Methods of Annexation
There are five methods of annexation. For additional details on annexation, the full text of Georgia's annexation statutes, case summaries, checklists and other materials on annexation, please see GMA's Growing Cities, Growing Georgia: A Guide to Georgia's Annexation Law.
The 100% method allows property owners of all the land in an area to seek to have their property annexed into an adjacent city by signing a petition (O.C.G.A. § 36-36-20 et seq.). It is up to the city council to determine whether to annex the property or not. However, counties have the power to prevent the expansion of a city into their county for the first time using the 100% method (O.C.G.A. § 36-36-23(b)).
Land can also be deannexed from a city in response to a petition signed by all of the owners of the land seeking deannexation. It is prohibited for such a deannexation to create an unincorporated island. The decision whether to deannex an area is treated the same as a decision to annex by the 100% method and left to the discretion of the municipal governing authority.
This method allows for petitioners representing owners of at least 60% of the property in the area to be annexed plus at least 60% of the resident electors in the area to be annexed to sign a petition to have their property annexed into an adjacent city. This method is available to cities with populations over 200 persons. The municipality is required to prepare a plan for servicing an area to be annexed and to hold a public hearing before adopting an ordinance annexing the area covered by the petition (O.C.G.A. § 36-36-30 et seq.; City of Riverdale v. Clayton County, 263 Ga.App. 672, 588 S.E.2d 845 (2003)).
Resolution and Referendum
The resolution and referendum method provides for an election to be held in an area to determine if the area should be annexed. This method requires an agreement between the city and the county providing services in the area and a referendum of voters residing in the area to be annexed (O.C.G.A. §§ 36-36-57, -58; O.C.G.A. § 36-36-54(b)(4)). Municipalities may annex contiguous areas intended to be developed for "urban purposes" as well as areas in between the existing city limits and areas to be developed for "urban purposes." The municipality must prepare a plan for servicing the area to be annexed and hold a public hearing prior to the referendum. An area intended to be developed for "urban purposes" is defined as an area with a total resident population equal to at least two persons for each acre of land and an area subdivided into lots and tracts such that at least 60% of the total acreage consists of lots and tracts five acres or less in size and such that at least 60% of the total number of lots and tracts are one acre or less in size (O.C.G.A. § 36-36-54(c)-(d)).
Municipalities with a population of 200 or more may unilaterally annex contiguous "unincorporated islands" (O.C.G.A. § 36-36-90 et seq.). "Unincorporated islands" are areas completely surrounded by one or more cities. To be eligible for this type of annexation the unincorporated island must have been such an island on January 1, 1991. All or any portion of such an unincorporated island may be annexed simply by the passage of an ordinance by the city council. The intent behind this authority is to allow cities to alleviate voting and service delivery issues caused by such areas.

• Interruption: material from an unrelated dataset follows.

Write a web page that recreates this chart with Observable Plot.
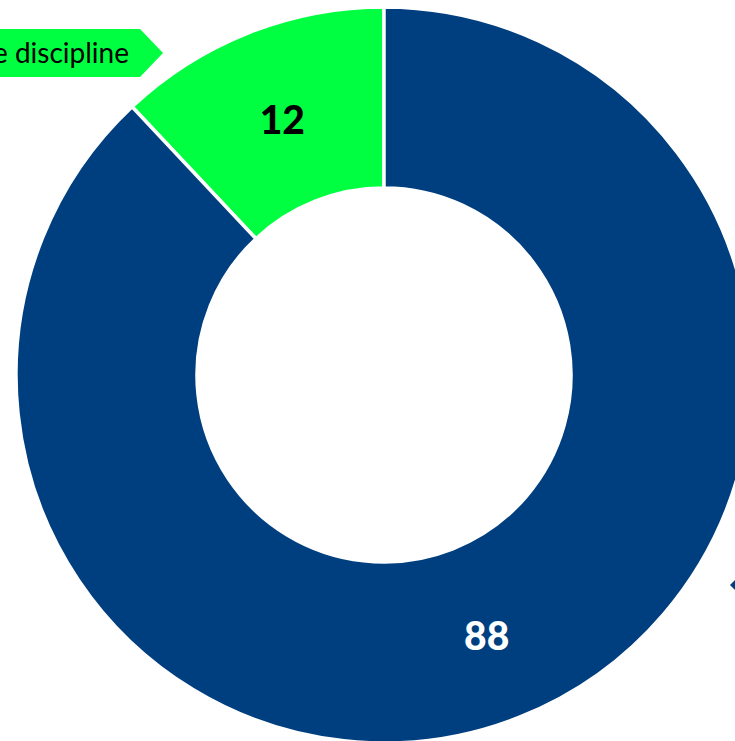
<!DOCTYPE html>
<html><head><meta charset="utf-8">
<script src="https://cdn.jsdelivr.net/npm/d3@7"></script>
<script src="https://cdn.jsdelivr.net/npm/@observablehq/plot@0.6"></script>
<style>html,body{margin:0;padding:0;background:#fff;overflow:hidden}svg{display:block}</style>
</head><body><div id="chart"></div>
<script>
const categories = ["Outside the discipline", "Within the discipline"];
const values = [12, 88];
const colors = ["#00FF40", "#003F7F"];
const labelColors = ["#000000", "#FFFFFF"];

const W = 735, H = 741;
const cx = 384, cy = 375, R = 368, r0 = 187;

const total = d3.sum(values);
const g = values[0] / total * 2 * Math.PI;
const arc = d3.arc().innerRadius(r0).outerRadius(R);
const arcsData = categories.map((c, i) => {
  const start = i === 0 ? -g : 0;
  const end = i === 0 ? 0 : 2 * Math.PI - g;
  const [px, py] = arc.centroid({startAngle: start, endAngle: end});
  return {category: c, value: values[i], start, end, color: colors[i], lc: labelColors[i], lx: cx + px, ly: cy + py};
});

function donut(index, {x, y}) {
  const G = d3.create("svg:g").attr("transform", `translate(${x(cx)},${y(cy)})`);
  G.selectAll("path").data(arcsData).join("path")
    .attr("d", a => arc({startAngle: a.start, endAngle: a.end}))
    .attr("fill", a => a.color)
    .attr("stroke", "#fff").attr("stroke-width", 3.5);
  // green callout box (left, partially off-canvas)
  const gx = -cx + 140, gy = -cy + 53;
  G.append("path").attr("d", `M${-cx - 300},${gy - 24} L${gx},${gy - 24} L${gx + 23},${gy} L${gx},${gy + 24} L${-cx - 300},${gy + 24} Z`).attr("fill", colors[0]);
  G.append("text").attr("x", gx - 11).attr("y", gy).attr("dy", "0.35em").attr("text-anchor", "end")
    .attr("font-family", "Lato, 'Open Sans', sans-serif").attr("font-size", 28).attr("fill", "#000")
    .text(categories[0]);
  // blue callout (right, mostly off-canvas)
  const bx = W - cx - 5, by = 585 - cy;
  G.append("path").attr("d", `M${bx},${by} L${bx + 10},${by - 10} L${bx + 300},${by - 10} L${bx + 300},${by + 10} L${bx + 10},${by + 10} Z`).attr("fill", colors[1]);
  return G.node();
}

const chart = Plot.plot({
  width: W, height: H, margin: 0,
  x: {domain: [0, W], range: [0, W]}, y: {domain: [0, H], range: [0, H]},
  axis: null,
  marks: [
    donut,
    Plot.text(arcsData, {x: "lx", y: "ly", dy: 4, text: "value", fill: "lc", fontSize: 39, fontWeight: 900,
      fontFamily: "Lato, 'Open Sans', sans-serif", textAnchor: "middle"})
  ]
});
document.getElementById("chart").appendChild(chart);
</script></body></html>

Local Act of General Assembly
In addition to annexation by home rule, the Georgia General Assembly may change a municipality's boundaries and annex property into the municipal limits by enacting local legislation. Where more than 50% of an area proposed for annexation by local act is "used for residential purposes" and the number of residents to be annexed exceeds 3% of the city's current population or 500 people, whichever is less, a referendum on annexation must be held in the area to be annexed. "Used for residential purposes" means that the property is a lot or tract five acres or less in size on which is constructed a habitable dwelling unit (O.C.G.A. § 36-36-16).

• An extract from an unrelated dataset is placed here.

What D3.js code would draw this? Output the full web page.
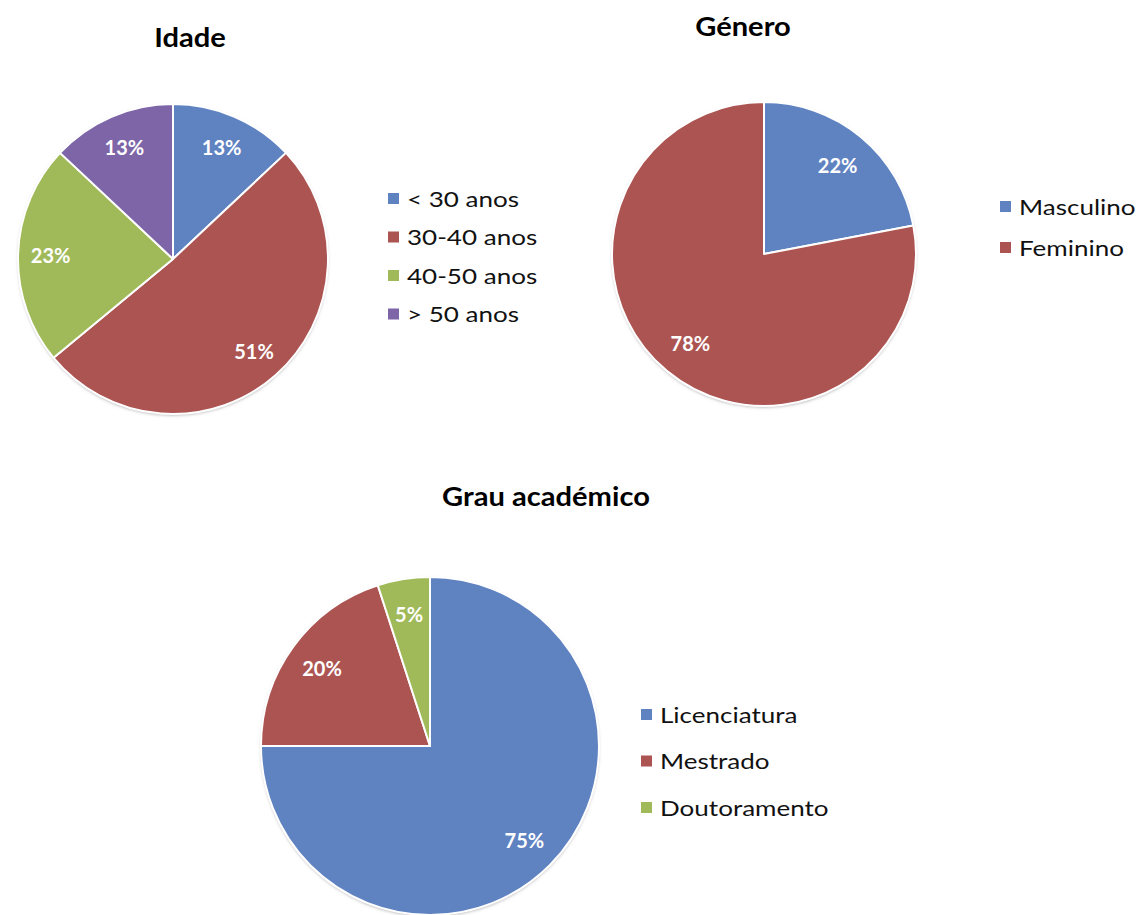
<!DOCTYPE html>
<html>
<head>
<meta charset="utf-8">
<script src="https://cdn.jsdelivr.net/npm/d3@7"></script>
<style>
  html, body { margin: 0; padding: 0; background: #fff; }
  svg { display: block; }
</style>
</head>
<body>
<svg id="chart" width="1142" height="915"></svg>
<script>
// ---- Data ----
const idadeCategories = ["< 30 anos", "30-40 anos", "40-50 anos", "> 50 anos"];
const idadeValues = [13, 51, 23, 13];

const generoCategories = ["Masculino", "Feminino"];
const generoValues = [22, 78];

const grauCategories = ["Licenciatura", "Mestrado", "Doutoramento"];
const grauValues = [75, 20, 5];

const titles = ["Idade", "Género", "Grau académico"];

// ---- Styles / layout ----
const palette4 = ["#5F82C1", "#AC5452", "#A0BA59", "#7D65A7"];
const palette2 = ["#5F82C1", "#AC5452"];
const palette3 = ["#5F82C1", "#AC5452", "#A0BA59"];

const FONT = "Lato, 'Open Sans', 'DejaVu Sans', sans-serif";
const LEG_SCALE = 1.24;
const TITLE_SCALE = 1.12;

const svg = d3.select("#chart");
svg.append("rect").attr("width", 1142).attr("height", 915).attr("fill", "#fff");

const defs = svg.append("defs");
const f = defs.append("filter").attr("id", "shadow")
  .attr("x", "-10%").attr("y", "-10%").attr("width", "120%").attr("height", "120%");
f.append("feDropShadow").attr("dx", 0).attr("dy", 1.5).attr("stdDeviation", 1.6)
  .attr("flood-color", "#7a7a7a").attr("flood-opacity", 0.55);

function drawPie(cfg) {
  const { categories, values, colors, cx, cy, r, title, titleX, titleY,
          legX, legY, legStep, labelFactor } = cfg;
  const color = d3.scaleOrdinal().domain(categories).range(colors);
  const pie = d3.pie().sort(null).value(d => d.v);
  const data = pie(categories.map((c, i) => ({ c, v: values[i] })));
  const arc = d3.arc().innerRadius(0).outerRadius(r);
  const labelArc = d3.arc().innerRadius(r * labelFactor).outerRadius(r * labelFactor);

  const g = svg.append("g").attr("transform", `translate(${cx},${cy})`);
  g.append("circle").attr("r", r).attr("fill", "#fff").attr("filter", "url(#shadow)");
  g.selectAll("path.slice").data(data).join("path")
    .attr("class", "slice")
    .attr("d", arc)
    .attr("fill", d => color(d.data.c))
    .attr("stroke", "#fff")
    .attr("stroke-width", 2)
    .attr("stroke-linejoin", "round");

  g.selectAll("text.lbl").data(data).join("text")
    .attr("class", "lbl")
    .attr("transform", d => `translate(${labelArc.centroid(d)})`)
    .attr("text-anchor", "middle")
    .attr("dominant-baseline", "central")
    .attr("font-family", FONT)
    .attr("font-weight", "bold")
    .attr("font-size", 20)
    .attr("fill", "#fff")
    .text(d => d.data.v + "%");

  svg.append("text")
    .attr("transform", `translate(${titleX},${titleY}) scale(${TITLE_SCALE},1)`)
    .attr("text-anchor", "middle")
    .attr("font-family", FONT)
    .attr("font-weight", "bold")
    .attr("font-size", 26)
    .attr("fill", "#000")
    .text(title);

  const leg = svg.append("g").attr("transform", `translate(${legX},${legY})`);
  const items = leg.selectAll("g").data(categories).join("g")
    .attr("transform", (d, i) => `translate(0,${i * legStep})`);
  items.append("rect").attr("x", 0).attr("y", -6).attr("width", 11).attr("height", 11)
    .attr("fill", d => color(d));
  items.append("text")
    .attr("transform", `translate(19,0) scale(${LEG_SCALE},1)`)
    .attr("dominant-baseline", "central")
    .attr("font-family", FONT)
    .attr("font-size", 21)
    .attr("fill", "#111")
    .text(d => d);
}

drawPie({
  categories: idadeCategories, values: idadeValues, colors: palette4,
  cx: 173, cy: 259, r: 155, title: titles[0], titleX: 190, titleY: 47,
  legX: 388, legY: 199, legStep: 38.5, labelFactor: 0.79
});

drawPie({
  categories: generoCategories, values: generoValues, colors: palette2,
  cx: 764, cy: 254, r: 152, title: titles[1], titleX: 743, titleY: 36,
  legX: 1000, legY: 207, legStep: 41, labelFactor: 0.76
});

drawPie({
  categories: grauCategories, values: grauValues, colors: palette3,
  cx: 430, cy: 746, r: 169, title: titles[2], titleX: 546, titleY: 506,
  legX: 641, legY: 715, legStep: 46.5, labelFactor: 0.79
});
</script>
</body>
</html>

Land can also be deannexed from a city by the legislature. Note that introduction of a local act of the General Assembly must be preceded by notice to the municipality affected and advertisement in the newspaper (O.C.G.A. § 28-1-4).

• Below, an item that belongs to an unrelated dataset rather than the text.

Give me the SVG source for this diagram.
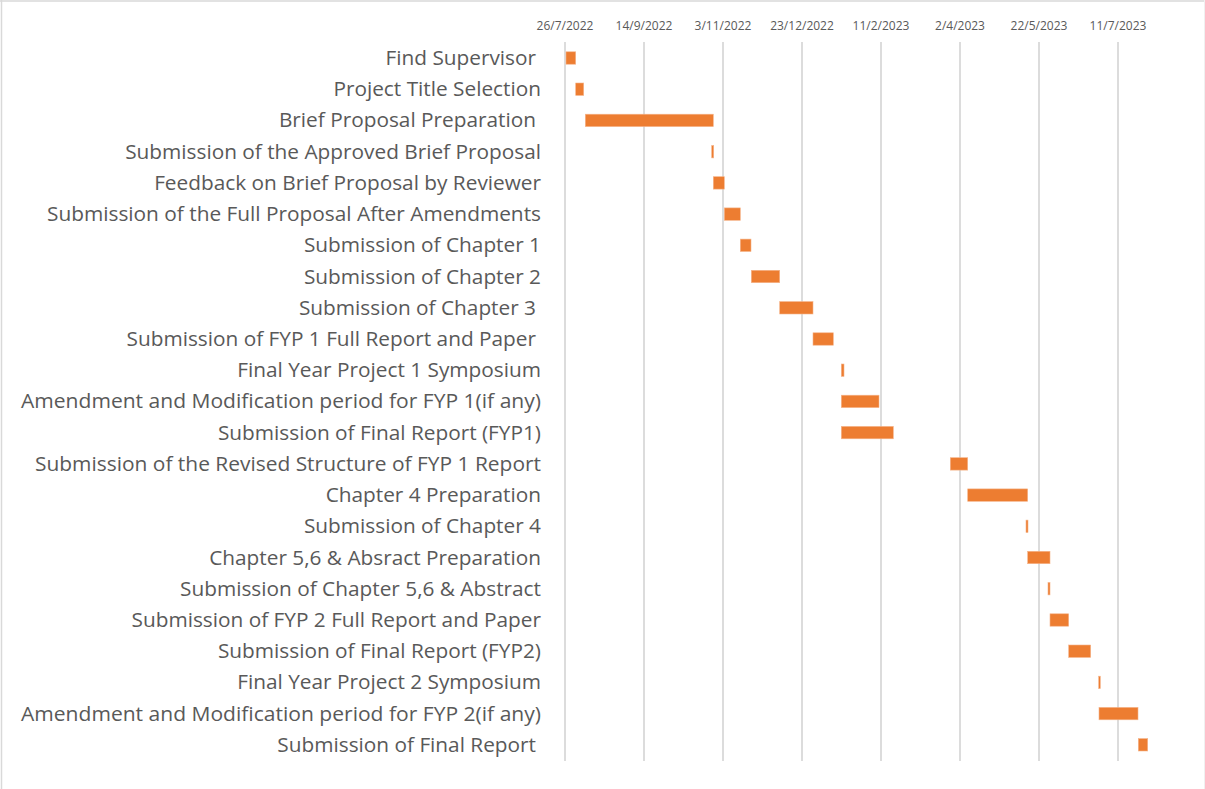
<svg xmlns="http://www.w3.org/2000/svg" width="1205" height="789" viewBox="0 0 1205 789">
<style>
.lbl{font-family:"Open Sans","Liberation Sans",sans-serif;font-size:20.8px;fill:#595959;text-anchor:end}
.dt{font-family:"Open Sans","Liberation Sans",sans-serif;font-size:12px;fill:#595959;text-anchor:middle}
.grid line{stroke:#d9d9d9;stroke-width:1.8}
.bar{fill:#ED7D31;stroke:#F5B48A;stroke-width:0.6}
</style>
<rect x="0" y="0" width="1205" height="789" fill="#ffffff"/>
<line x1="0" y1="1" x2="1205" y2="1" stroke="#d9d9d9" stroke-width="1.5"/>
<line x1="1.5" y1="0" x2="1.5" y2="789" stroke="#d9d9d9" stroke-width="1.5"/>
<line x1="1204.5" y1="0" x2="1204.5" y2="789" stroke="#f0f0f0" stroke-width="1"/>
<g id="axis">
<text class="dt" x="565" y="29.5">26/7/2022</text>
<text class="dt" x="644" y="29.5">14/9/2022</text>
<text class="dt" x="723" y="29.5">3/11/2022</text>
<text class="dt" x="802" y="29.5">23/12/2022</text>
<text class="dt" x="881" y="29.5">11/2/2023</text>
<text class="dt" x="960" y="29.5">2/4/2023</text>
<text class="dt" x="1039" y="29.5">22/5/2023</text>
<text class="dt" x="1118" y="29.5">11/7/2023</text>
</g>
<g id="grid" class="grid">
<line x1="565" y1="42" x2="565" y2="761"/>
<line x1="644" y1="42" x2="644" y2="761"/>
<line x1="723" y1="42" x2="723" y2="761"/>
<line x1="802" y1="42" x2="802" y2="761"/>
<line x1="881" y1="42" x2="881" y2="761"/>
<line x1="960" y1="42" x2="960" y2="761"/>
<line x1="1039" y1="42" x2="1039" y2="761"/>
<line x1="1118" y1="42" x2="1118" y2="761"/>
</g>
<g id="labels">
<text class="lbl" x="536" y="65">Find Supervisor</text>
<text class="lbl" x="541" y="96.2">Project Title Selection</text>
<text class="lbl" x="536" y="127.4">Brief Proposal Preparation</text>
<text class="lbl" x="541" y="158.7">Submission of the Approved Brief Proposal</text>
<text class="lbl" x="541" y="189.9">Feedback on Brief Proposal by Reviewer</text>
<text class="lbl" x="541" y="221.1" textLength="494" lengthAdjust="spacingAndGlyphs">Submission of the Full Proposal After Amendments</text>
<text class="lbl" x="541" y="252.3">Submission of Chapter 1</text>
<text class="lbl" x="541" y="283.5">Submission of Chapter 2</text>
<text class="lbl" x="536" y="314.8">Submission of Chapter 3</text>
<text class="lbl" x="536" y="346">Submission of FYP 1 Full Report and Paper</text>
<text class="lbl" x="541" y="377.2">Final Year Project 1 Symposium</text>
<text class="lbl" x="541" y="408.4" textLength="520" lengthAdjust="spacingAndGlyphs">Amendment and Modification period for FYP 1(if any)</text>
<text class="lbl" x="541" y="439.6">Submission of Final Report (FYP1)</text>
<text class="lbl" x="541" y="470.9" textLength="506" lengthAdjust="spacingAndGlyphs">Submission of the Revised Structure of FYP 1 Report</text>
<text class="lbl" x="541" y="502.1">Chapter 4 Preparation</text>
<text class="lbl" x="541" y="533.3">Submission of Chapter 4</text>
<text class="lbl" x="541" y="564.5">Chapter 5,6 &amp; Absract Preparation</text>
<text class="lbl" x="541" y="595.7">Submission of Chapter 5,6 &amp; Abstract</text>
<text class="lbl" x="541" y="627">Submission of FYP 2 Full Report and Paper</text>
<text class="lbl" x="541" y="658.2">Submission of Final Report (FYP2)</text>
<text class="lbl" x="541" y="689.4">Final Year Project 2 Symposium</text>
<text class="lbl" x="541" y="720.6" textLength="520" lengthAdjust="spacingAndGlyphs">Amendment and Modification period for FYP 2(if any)</text>
<text class="lbl" x="536" y="751.8">Submission of Final Report</text>
</g>
<g id="bars">
<rect class="bar" x="566" y="51.8" width="9.7" height="12.4"/>
<rect class="bar" x="575.7" y="83.0" width="8" height="12.4"/>
<rect class="bar" x="585.3" y="114.2" width="128" height="12.4"/>
<rect class="bar" x="711.7" y="145.5" width="2" height="12.4"/>
<rect class="bar" x="713.3" y="176.7" width="11" height="12.4"/>
<rect class="bar" x="724.3" y="207.9" width="16" height="12.4"/>
<rect class="bar" x="740.3" y="239.1" width="10.7" height="12.4"/>
<rect class="bar" x="751.3" y="270.3" width="28.4" height="12.4"/>
<rect class="bar" x="779.7" y="301.6" width="33.3" height="12.4"/>
<rect class="bar" x="813" y="332.8" width="20.3" height="12.4"/>
<rect class="bar" x="841.3" y="364.0" width="2.7" height="12.4"/>
<rect class="bar" x="841.3" y="395.2" width="37.7" height="12.4"/>
<rect class="bar" x="841.3" y="426.4" width="52" height="12.4"/>
<rect class="bar" x="950.3" y="457.7" width="17.4" height="12.4"/>
<rect class="bar" x="967.7" y="488.9" width="60" height="12.4"/>
<rect class="bar" x="1026" y="520.1" width="2" height="12.4"/>
<rect class="bar" x="1027.7" y="551.3" width="22.3" height="12.4"/>
<rect class="bar" x="1048" y="582.5" width="2" height="12.4"/>
<rect class="bar" x="1050" y="613.8" width="18.7" height="12.4"/>
<rect class="bar" x="1068.7" y="645.0" width="22" height="12.4"/>
<rect class="bar" x="1098.7" y="676.2" width="1.6" height="12.4"/>
<rect class="bar" x="1099" y="707.4" width="39" height="12.4"/>
<rect class="bar" x="1138.3" y="738.6" width="9.4" height="12.4"/>
</g>
</svg>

Once property has been annexed, the city must file an identification of the annexed land with the Department of Community Affairs (DCA) and the county within 30 days of the last day of the quarter during which the annexation becomes effective (O.C.G.A. § 36-36-3; O.C.G.A § 36-36-38). The city must also send to DCA and the county a letter stating the city's intent to add the annexed area to maps provided by the United States Census Bureau during the next regularly scheduled boundary and annexation survey of the municipality (O.C.G.A. § 36-36-3(a)(3); O.C.G.A. § 36-36-3(g)). Additionally, the city must send to DCA a list identifying roadways, bridges, and rights-of-way on state routes that are annexed, including total mileage annexed (O.C.G.A. § 36-36-3(a)(4)). The addition of this information to the official census map is important for a variety of purposes, including redistricting.